Are you a hands-off father? A father who doesn't know his child's bedtime? A father who doesn't know his child's name? North Dakota doesn't mind. A parent would enjoy joint custody, the initiative argues, "unless first declared unfit based on clear and convincing evidence." The ballot measure does not enumerate how many bruises that would be.
South Dakota's Amendment E aspires to overturn the rule of law. You heard that right: the rule of law! The Judicial Accountability Initiative Law would empanel a grand jury of citizens, who would be selected at random and financed through a surtax on judges' salaries. This posse--um, jury--would hear appeals against legal decisions and would be authorized to waive judicial immunity. Judges, juries, city councils, and school boards would then be subject to fines and criminal charges. A simple majority of the 13 lay jurists would decide these appeals--and levy indictments--and the burden of proof would be on the judge to defend his contested decision.
The author of Amendment E is a Californian, Ron Branson, who has failed on multiple occasions to squeeze the Judicial Accountability Initiative Law onto that state's ballot. Its local backer, ag equipment manufacturer Bill Stegmeier, is an income tax opponent and a 9/11 conspiracy theorist. (Beyond Stegmeier, most of its funding comes from out of state; according to the J.A.I.L. website, no other South Dakotan has given more than $200 to the cause.) Both Branson and Stegmeier speak contemptuously of extensive corruption in the judiciary. In a crowning punitive act, the amendment would apply retroactively.

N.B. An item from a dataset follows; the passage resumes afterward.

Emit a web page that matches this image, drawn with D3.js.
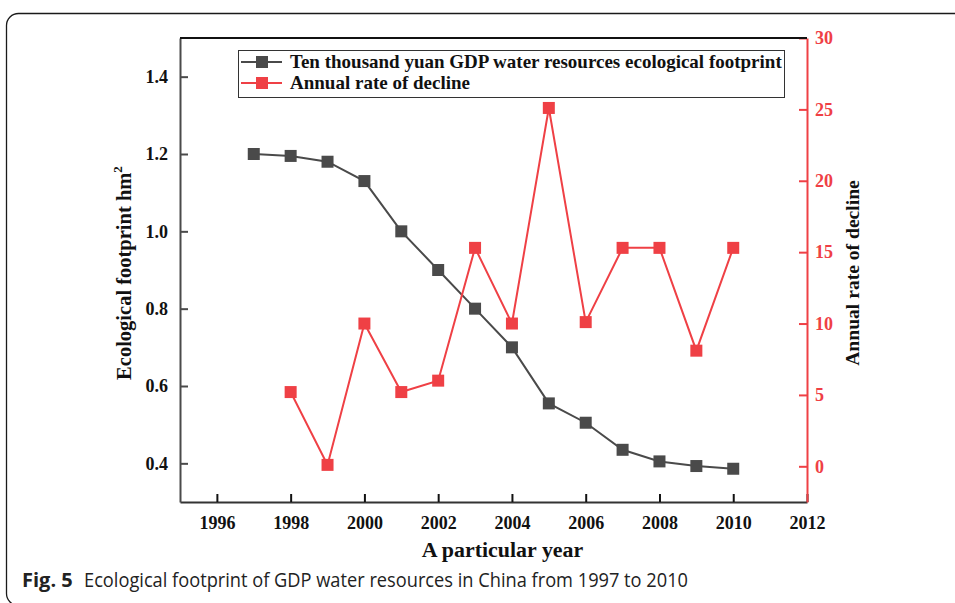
<!DOCTYPE html>
<html>
<head>
<meta charset="utf-8">
<script src="https://cdn.jsdelivr.net/npm/d3@7"></script>
<style>
  html, body { margin: 0; padding: 0; background: #fff; }
  svg { display: block; }
</style>
</head>
<body>
<svg id="chart" width="955" height="603"></svg>
<script>
// Years covered by the study
const years = [1997, 1998, 1999, 2000, 2001, 2002, 2003, 2004, 2005, 2006, 2007, 2008, 2009, 2010];
// Ecological footprint per ten thousand yuan GDP (hm²)
const footprint = [1.20, 1.195, 1.18, 1.13, 1.00, 0.90, 0.80, 0.70, 0.555, 0.505, 0.435, 0.405, 0.393, 0.386];
// Annual rate of decline (%), no value for the first year
const declineYears = [1998, 1999, 2000, 2001, 2002, 2003, 2004, 2005, 2006, 2007, 2008, 2009, 2010];
const decline = [5.2, 0.1, 10.0, 5.2, 6.0, 15.3, 10.0, 25.1, 10.1, 15.3, 15.3, 8.1, 15.3];
// Tick values
const xTicks = [1996, 1998, 2000, 2002, 2004, 2006, 2008, 2010, 2012];
const leftTicks = [0.4, 0.6, 0.8, 1.0, 1.2, 1.4];
const rightTicks = [0, 5, 10, 15, 20, 25, 30];

const GREY = "#4a4a4a";
const RED = "#ef4045";
const SERIF = "'Liberation Serif', 'Times New Roman', serif";
const SANS = "'Open Sans', 'Noto Sans', sans-serif";

const svg = d3.select("#chart");
const m = { left: 180, right: 807, top: 38, bottom: 502 };

// Rounded panel border
svg.append("rect")
  .attr("x", 6.5).attr("y", 13.5).attr("width", 980).attr("height", 592)
  .attr("rx", 12).attr("ry", 12)
  .attr("fill", "none").attr("stroke", "#1a1a1a").attr("stroke-width", 1.3);

const x = d3.scaleLinear().domain([1995, 2012]).range([m.left, m.right]);
const yL = d3.scaleLinear().domain([0.3, 1.5]).range([m.bottom, m.top]);
const yR = d3.scaleLinear().domain([-2.5, 30]).range([m.bottom, m.top]);

const tickFont = (g, color) => g.selectAll("text")
  .attr("font-family", SERIF).attr("font-weight", "bold")
  .attr("font-size", 18).attr("fill", color);

// Bottom axis
const gx = svg.append("g").attr("transform", `translate(0,${m.bottom})`)
  .call(d3.axisBottom(x).tickValues(xTicks).tickFormat(d3.format("d"))
    .tickSizeInner(-8).tickSizeOuter(0).tickPadding(14));
gx.select(".domain").attr("stroke", "#333").attr("stroke-width", 2);
gx.selectAll(".tick line").attr("stroke", "#111").attr("stroke-width", 2);
tickFont(gx, "#111");

// Left axis
const gl = svg.append("g").attr("transform", `translate(${m.left},0)`)
  .call(d3.axisLeft(yL).tickValues(leftTicks).tickFormat(d3.format(".1f"))
    .tickSizeInner(-8).tickSizeOuter(0).tickPadding(12));
gl.select(".domain").attr("stroke", GREY).attr("stroke-width", 2);
gl.selectAll(".tick line").attr("stroke", GREY).attr("stroke-width", 2);
tickFont(gl, "#111");

// Right axis
const gr = svg.append("g").attr("transform", `translate(${m.right},0)`)
  .call(d3.axisRight(yR).tickValues(rightTicks).tickFormat(d3.format("d"))
    .tickSizeInner(-8).tickSizeOuter(0).tickPadding(8));
gr.select(".domain").attr("stroke", RED).attr("stroke-width", 2);
gr.selectAll(".tick line").attr("stroke", RED).attr("stroke-width", 2);
tickFont(gr, RED);

// Top frame line
svg.append("line")
  .attr("x1", m.left).attr("x2", m.right).attr("y1", m.top).attr("y2", m.top)
  .attr("stroke", "#111").attr("stroke-width", 2);

// Axis titles
svg.append("text")
  .attr("transform", `translate(${(m.left + m.right) / 2 + 9},557) scale(1.07,1)`)
  .attr("text-anchor", "middle")
  .attr("font-family", SERIF).attr("font-weight", "bold").attr("font-size", 20.5)
  .attr("fill", "#111").text("A particular year");

const leftTitle = svg.append("text")
  .attr("transform", `translate(131,${(m.top + m.bottom) / 2 + 3}) rotate(-90)`)
  .attr("text-anchor", "middle")
  .attr("font-family", SERIF).attr("font-weight", "bold").attr("font-size", 20.5)
  .attr("fill", "#111");
leftTitle.append("tspan").text("Ecological footprint hm");
leftTitle.append("tspan").attr("dy", -9).attr("font-size", 13).text("2");

svg.append("text")
  .attr("transform", `translate(859,${(m.top + m.bottom) / 2 + 3}) rotate(-90)`)
  .attr("text-anchor", "middle")
  .attr("font-family", SERIF).attr("font-weight", "bold").attr("font-size", 19.6)
  .attr("fill", "#111").text("Annual rate of decline");

// Series drawing helper
function series(xs, ys, yScale, color) {
  const pts = xs.map((d, i) => [d, ys[i]]);
  svg.append("path").datum(pts)
    .attr("fill", "none").attr("stroke", color).attr("stroke-width", 2)
    .attr("d", d3.line().x(d => x(d[0])).y(d => yScale(d[1])));
  svg.append("g").selectAll("rect").data(pts).join("rect")
    .attr("x", d => x(d[0]) - 6).attr("y", d => yScale(d[1]) - 6)
    .attr("width", 12).attr("height", 12).attr("fill", color);
}
series(years, footprint, yL, GREY);
series(declineYears, decline, yR, RED);

// Legend
const lg = svg.append("g");
lg.append("rect").attr("x", 238.5).attr("y", 50.5).attr("width", 546).attr("height", 47)
  .attr("fill", "#fff").attr("stroke", "#333").attr("stroke-width", 1);
const legendItems = [
  { label: "Ten thousand yuan GDP water resources ecological footprint", color: GREY },
  { label: "Annual rate of decline", color: RED }
];
legendItems.forEach((it, i) => {
  const cy = 62 + i * 21;
  lg.append("line").attr("x1", 241).attr("x2", 282).attr("y1", cy).attr("y2", cy)
    .attr("stroke", it.color).attr("stroke-width", 2);
  lg.append("rect").attr("x", 256).attr("y", cy - 6).attr("width", 12).attr("height", 12)
    .attr("fill", it.color);
  lg.append("text").attr("x", 290).attr("y", cy + 6)
    .attr("font-family", SERIF).attr("font-weight", "bold").attr("font-size", 19)
    .attr("fill", "#111").text(it.label);
});

// Figure caption
svg.append("text").attr("x", 22).attr("y", 587)
  .attr("font-family", SANS).attr("font-size", 20).attr("font-weight", "bold")
  .attr("fill", "#222").text("Fig. 5");
svg.append("text").attr("x", 84).attr("y", 587)
  .attr("font-family", SANS).attr("font-size", 20)
  .attr("textLength", 604).attr("lengthAdjust", "spacingAndGlyphs")
  .attr("fill", "#222").text("Ecological footprint of GDP water resources in China from 1997 to 2010");
</script>
</body>
</html>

Amendment E's brazen populism can't help but appeal to a person's inner anarchist--or his inner mob member. It also seems to appeal to the average South Dakotan: A Zogby poll commissioned by J.A.I.L.'s backers found voters support the measure by a 3 to 1 ratio.
While many educators debate the merits of switching to a year-round school schedule, the Save Our South Dakota Summers movement have had enough of book-learnin'. Specifically, Measure 3 would ban all public schools from opening before August 31. Supporters of the measure cite the benefits of "more family time for vacations, Bible school, 4-H activities and summer recreation"--but make no mention of late-summer keggers, shot-gun toting joy-rides, and animal buggery. Regulating those behaviors may have to wait for the 2008 election.